Anthony Minghella's 2005 staging of Madam Butterfly remains a hit with ENO's audience. A combination of Japanese lacquer and Hollywood gloss make for a stylish production, opulently costumed by Han Feng. Now receiving its sixth revival, it doesn't always tug at the heartstrings. In the same way the bunraku puppeteers bring Butterfly's child Sorrow to life, one consciously feels manipulated. Puccini's music manipulates the emotions too – he was a wily fox – but it's music that still touches deeply. However, it requires a far better performance of the title role than it received this evening.
Michael Levine’s steep raked set allows most of the characters to make their entrances and exits over the brow of a hill, often to spectacular visual effect. And striking visual effects are what mark this production.
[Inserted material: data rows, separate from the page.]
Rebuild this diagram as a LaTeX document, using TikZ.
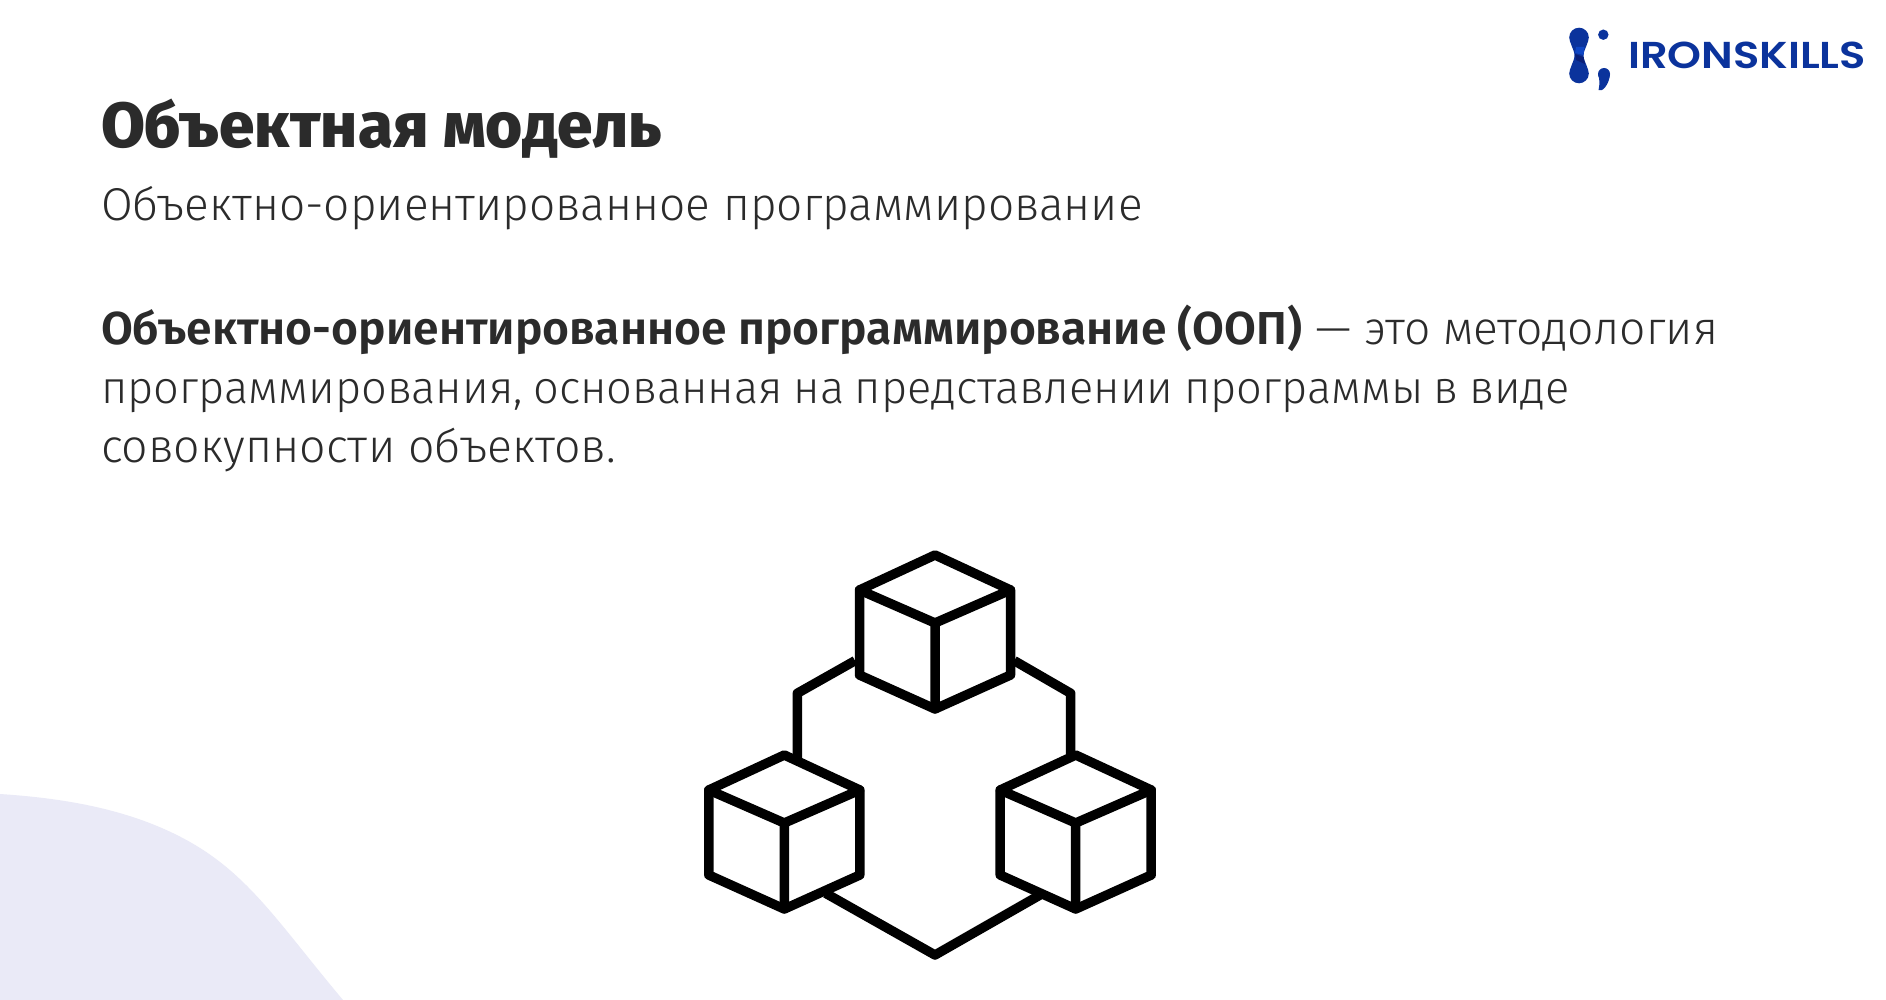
\documentclass[tikz,border=0pt]{standalone}
\usepackage{fontspec}
\setmainfont{Fira Sans Light}[BoldFont={Fira Sans SemiBold}]
\newfontfamily\titlefont{Fira Sans ExtraBold}
\newfontfamily\logofont{Poppins SemiBold}
\definecolor{ink}{HTML}{2B2B2B}
\definecolor{blobc}{HTML}{EAEAF7}
\definecolor{logoc}{HTML}{0B339C}
\definecolor{logod}{HTML}{0A1F78}
\definecolor{logob}{HTML}{0F46C4}
\tikzset{
  txt/.style={anchor=base west,inner sep=0pt,outer sep=0pt,text=ink},
  iconline/.style={draw=black,line width=9.5pt,line join=round,line cap=round},
  linkline/.style={draw=black,line width=9.5pt,line join=round,line cap=butt},
}
% #1 name prefix, #2 x of axis, #3 y of top vertex
\newcommand{\isocube}[3]{%
  \coordinate (#1t) at (#2,#3);
  \coordinate (#1l) at (#2-75.5,#3+35);
  \coordinate (#1r) at (#2+75.5,#3+35);
  \coordinate (#1c) at (#2,#3+68);
  \coordinate (#1bl) at (#2-75.5,#3+120);
  \coordinate (#1br) at (#2+75.5,#3+120);
  \coordinate (#1b) at (#2,#3+154);
  \draw[iconline] (#1t)--(#1r)--(#1br)--(#1b)--(#1bl)--(#1l)--cycle;
  \draw[iconline] (#1l)--(#1c)--(#1r) (#1c)--(#1b);
}
\begin{document}
\begin{tikzpicture}[x=1pt,y=-1pt]
\useasboundingbox (0,0) rectangle (1886,1000);
\fill[white] (0,0) rectangle (1886,1000);
\fill[blobc] (0,794) .. controls (60,798) and (130,808) .. (190,842)
  .. controls (250,876) and (280,925) .. (343,1000) -- (0,1000) -- cycle;
% logo
\fill[logoc] (1579,37.5) circle (9.8) (1579,73.5) circle (9.8);
\fill[logoc] (1570,41) .. controls (1572,48) and (1574.5,51) .. (1574.5,55.5) .. controls (1574.5,60) and (1572,63) .. (1570,70)
  -- (1588,70) .. controls (1586,63) and (1583.5,60) .. (1583.5,55.5) .. controls (1583.5,51) and (1586,48) .. (1588,41) -- cycle;
\fill[logob] (1576,47) -- (1584.5,47) -- (1583.5,55) -- (1575,53) -- cycle;
\fill[logod] (1575,54) -- (1583.5,57) -- (1585,64) -- (1576,60) -- cycle;
\fill[logoc] (1603.3,34.7) circle (5.2);
\fill[logoc] (1604,74) circle (6);
\fill[logoc] (1598.2,75) .. controls (1600,80) and (1599.5,86) .. (1598.5,90) .. controls (1602,93) and (1609.5,84) .. (1610,74) -- cycle;
\node[txt,text=logoc] (brand) at (1628,68.5) {\resizebox{238pt}{26.5pt}{\logofont\fontsize{36}{36}\selectfont IRONSKILLS}};
% texts
\node[txt] (title) at (101,148) {\titlefont\fontsize{63.7}{63.7}\selectfont Объектная модель};
\node[txt] (sub) at (101,221) {\fontsize{46}{46}\selectfont Объектно-ориентированное программирование};
\node[txt] (l1) at (101,344) {\fontsize{46.2}{46.2}\selectfont\textbf{Объектно-ориентированное программирование (ООП)} — это методология};
\node[txt] (l2) at (101,403.5) {\fontsize{45.2}{45.2}\selectfont\spaceskip=10.4pt программирования, основанная на представлении программы в виде};
\node[txt] (l3) at (101,462) {\fontsize{46.4}{46.4}\selectfont совокупности объектов.};
% connectors
\coordinate (kl1) at (855,660.7);
\coordinate (kl2) at (797.3,693.3);
\coordinate (kl3) at (797.3,758);
\coordinate (kr1) at (1014.3,660.7);
\coordinate (kr2) at (1070.7,693.3);
\coordinate (kr3) at (1070.7,756);
\coordinate (kb1) at (825.7,893.3);
\coordinate (kb2) at (935,955);
\coordinate (kb3) at (1040,895);
\draw[linkline] (kl1)--(kl2)--(kl3);
\draw[linkline] (kr1)--(kr2)--(kr3);
\draw[linkline] (kb1)--(kb2)--(kb3);
\isocube{a}{935}{555}
\isocube{b}{784.3}{755}
\isocube{c}{1075.7}{755}
\end{tikzpicture}
\end{document}
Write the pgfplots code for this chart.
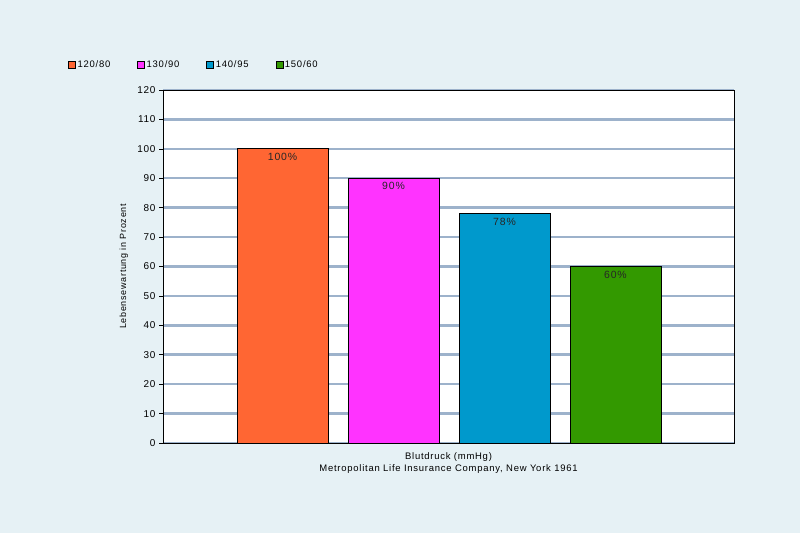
\documentclass[border=0pt]{standalone}
\usepackage{pgfplots}
\pgfplotsset{compat=1.18}
\usepackage{fontspec}
\setmainfont[LetterSpace=8]{Liberation Sans}
\definecolor{bgc}{HTML}{E6F1F5}
\definecolor{gridc}{HTML}{9DB2CB}
\definecolor{c1}{HTML}{FF6633}
\definecolor{c2}{HTML}{FF33FF}
\definecolor{c3}{HTML}{0099CC}
\definecolor{c4}{HTML}{339900}
\begin{document}
\begin{tikzpicture}[x=1bp,y=1bp]
\fill[bgc] (0,0) rectangle (800,533);
\begin{axis}[
  at={(163bp,90bp)}, anchor=south west,
  scale only axis, width=571bp, height=353bp,
  xmin=-1.077, xmax=4.068, ymin=0, ymax=120,
  ytick={0,10,...,120},
  xtick=\empty,
  axis background/.style={fill=white},
  axis line style={black, line width=0.8pt},
  ymajorgrids, grid style={gridc, line width=2.5pt},
  tick style={black, line width=0.6pt},
  major tick length=4bp,
  ytick pos=left, tick align=outside,
  font=\fontsize{10}{11}\selectfont,
  tick label style={font=\fontsize{10}{11}\selectfont, text=black},
  /pgf/number format/assume math mode=true,
  ylabel={Lebensewartung in Prozent},
  ylabel style={font=\fontsize{9}{11}\selectfont, text=black, at={(axis description cs:-0.055,0.5)}},
  xlabel={Blutdruck (mmHg)\\Metropolitan Life Insurance Company, New York 1961},
  xlabel style={align=center, font=\fontsize{9.5}{12}\selectfont, text=black, at={(axis description cs:0.5,-0.018)}, anchor=north},
  ybar, bar width=91bp, bar shift=0pt,
  nodes near coords={\pgfmathprintnumber{\pgfplotspointmeta}\%},
  nodes near coords style={anchor=north, yshift=-0.5bp, font=\fontsize{10.5}{11}\selectfont, text=black!85},
  legend style={at={(-0.1716,1.0708)}, anchor=west, draw=none, fill=none,
    legend columns=4, font=\fontsize{9.5}{11}\selectfont, text=black,
    /tikz/every even column/.append style={column sep=25bp}},
  legend cell align=left,
  legend image code/.code={\draw[#1,draw=black,line width=0.4pt] (0bp,-3.5bp) rectangle (7bp,3.5bp);},
  every axis plot/.append style={draw=black, line width=0.8pt},
]
\addplot[fill=c1] coordinates {(0,100)};
\addplot[fill=c2] coordinates {(1,90)};
\addplot[fill=c3] coordinates {(2,78)};
\addplot[fill=c4] coordinates {(3,60)};
\legend{120/80,130/90,140/95,150/60}
\end{axis}
\pgfresetboundingbox
\path[use as bounding box] (0,0) rectangle (800,533);
\end{tikzpicture}
\end{document}
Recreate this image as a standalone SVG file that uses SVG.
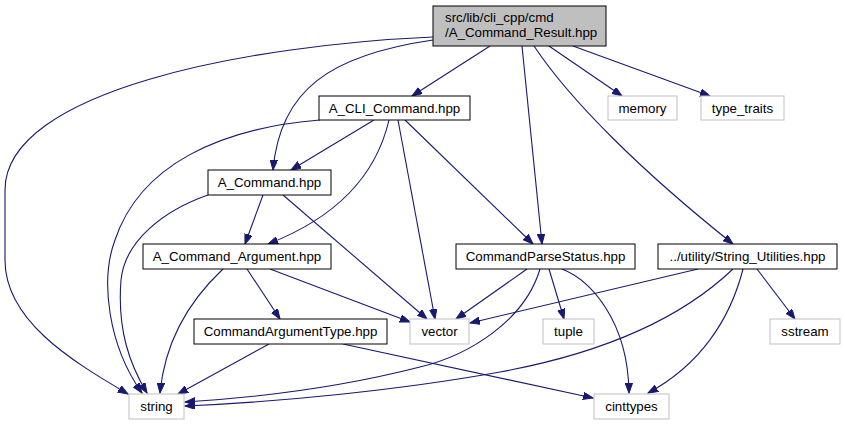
<svg xmlns="http://www.w3.org/2000/svg" width="845" height="425" viewBox="0 0 845 425">
<style>
text{font-family:"Liberation Sans",Arial,sans-serif;font-size:13.3px;fill:#000;text-anchor:middle}
.n rect{fill:#fff;stroke:#000;stroke-width:1}
.x rect{fill:#fff;stroke:#bfbfbf;stroke-width:1}
.e path{fill:none;stroke:#191970;stroke-width:1.1;marker-end:url(#ah)}
</style>
<defs>
<marker id="ah" markerUnits="userSpaceOnUse" markerWidth="11" markerHeight="8" refX="10" refY="3.75" orient="auto" viewBox="0 0 11 8">
<path d="M0,0 L10,3.75 L0,7.5 z" fill="#191970" stroke="#191970" stroke-width="1"/>
</marker>
</defs>
<rect width="845" height="425" fill="#fff"/>
<g class="e" id="edges">
<path d="M433,37 C250,45 5,90 5,190 L5,260 C5,320 70,360 128,394"/>
<path d="M433,40 C330,55 280,90 273,170"/>
<path d="M490,46 L412,96"/>
<path d="M522,46 L542,244"/>
<path d="M534,46 C570,100 640,170 733,244"/>
<path d="M549,46 L622,96"/>
<path d="M573,46 L710,96"/>
<path d="M320,120 C220,128 140,165 115,240 C100,280 108,345 142,393"/>
<path d="M374,120 L291,170"/>
<path d="M389,120 C375,180 330,220 268,244"/>
<path d="M398,120 L435,319"/>
<path d="M405,120 L533,244"/>
<path d="M208,195 C165,210 125,240 121,280 C117,330 130,365 147,393"/>
<path d="M263,195 L245,244"/>
<path d="M283,195 L427,319"/>
<path d="M223,269 C190,300 165,340 160,393"/>
<path d="M247,269 L280,319"/>
<path d="M270,269 L410,322"/>
<path d="M269,344 L178,394"/>
<path d="M343,344 L593,398"/>
<path d="M527,269 L456,319"/>
<path d="M540,269 C525,320 470,355 420,367 C330,390 250,398 185,402"/>
<path d="M549,269 L564,319"/>
<path d="M562,269 C590,280 628,320 629,393"/>
<path d="M733,269 C690,310 620,350 500,372 C400,390 280,402 185,406"/>
<path d="M698,269 L470,323"/>
<path d="M743,269 C730,320 700,365 648,393"/>
<path d="M757,269 L795,319"/>
</g>
<g id="root"><rect x="433" y="6" width="173" height="40" fill="#bfbfbf" stroke="#000"/><text x="445" y="22" style="text-anchor:start">src/lib/cli_cpp/cmd</text><text x="445" y="37" style="text-anchor:start">/A_Command_Result.hpp</text></g>
<g id="a_cli_command" class="n"><rect x="319" y="96" width="151" height="24"/><text x="394.5" y="113">A_CLI_Command.hpp</text></g>
<g id="memory" class="x"><rect x="608" y="96" width="69" height="24"/><text x="642.5" y="113">memory</text></g>
<g id="type_traits" class="x"><rect x="701" y="96" width="83" height="24"/><text x="742.5" y="113">type_traits</text></g>
<g id="a_command" class="n"><rect x="208" y="170" width="123" height="25"/><text x="269.5" y="187">A_Command.hpp</text></g>
<g id="a_command_argument" class="n"><rect x="143" y="244" width="188" height="25"/><text x="237" y="261">A_Command_Argument.hpp</text></g>
<g id="commandparsestatus" class="n"><rect x="456" y="244" width="179" height="25"/><text x="545.5" y="261">CommandParseStatus.hpp</text></g>
<g id="string_utilities" class="n"><rect x="658" y="244" width="179" height="25"/><text x="747.5" y="261">../utility/String_Utilities.hpp</text></g>
<g id="commandargumenttype" class="n"><rect x="194" y="319" width="193" height="25"/><text x="290.5" y="336">CommandArgumentType.hpp</text></g>
<g id="vector" class="x"><rect x="410" y="319" width="59" height="25"/><text x="439.5" y="336">vector</text></g>
<g id="tuple" class="x"><rect x="543" y="319" width="51" height="25"/><text x="568.5" y="336">tuple</text></g>
<g id="sstream" class="x"><rect x="770" y="319" width="70" height="25"/><text x="805" y="336">sstream</text></g>
<g id="string" class="x"><rect x="129" y="394" width="55" height="25"/><text x="156.5" y="411">string</text></g>
<g id="cinttypes" class="x"><rect x="594" y="394" width="75" height="25"/><text x="631.5" y="411">cinttypes</text></g>
</svg>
Minghella, in what tragically turned out to be his sole opera, brought his skilled film director’s eye to proceedings, creating a cinematic widescreen frame in front of which veiled kuroko actors wheel the paper screens (shoji) round to create the house Pinkerton has purchased on a 999-year lease. Dancers are skilfully employed, choreographed by Carolyn Choa; a dumb show at the beginning, where a single silhouetted dancer flutters a pair of fans and is swathed in streams of scarlet (anticipating Butterfly’s suicide) while, later, another, representing Pinkerton, dances with a puppet Cio-Cio-San as origami swallows herald the dawn during Butterfly’s ‘dream’. The close of Act I is a touching ballet of floating lanterns before a backdrop of cascading cherry blossom.
Reactions vary to the controversial decision to have Sorrow, Butterfly's child, played by a puppet (courtesy of Blind Summit). The puppeteers quickly become invisible, but you may find the antics of the child distract the eye away from the singers. It is so artfully done though – plucking flowers, staring enraptured at the birds – that I succumb each time. The other, more detrimental, decision splits the two scenes of Act II with an interval. It's a solution which Puccini himself reached in Brescia in 1904 after the opera’s disastrous première, but later reversed. The flow of the action is quite needlessly interrupted, even if you accept that the Humming Chorus will inevitably draw applause anyway.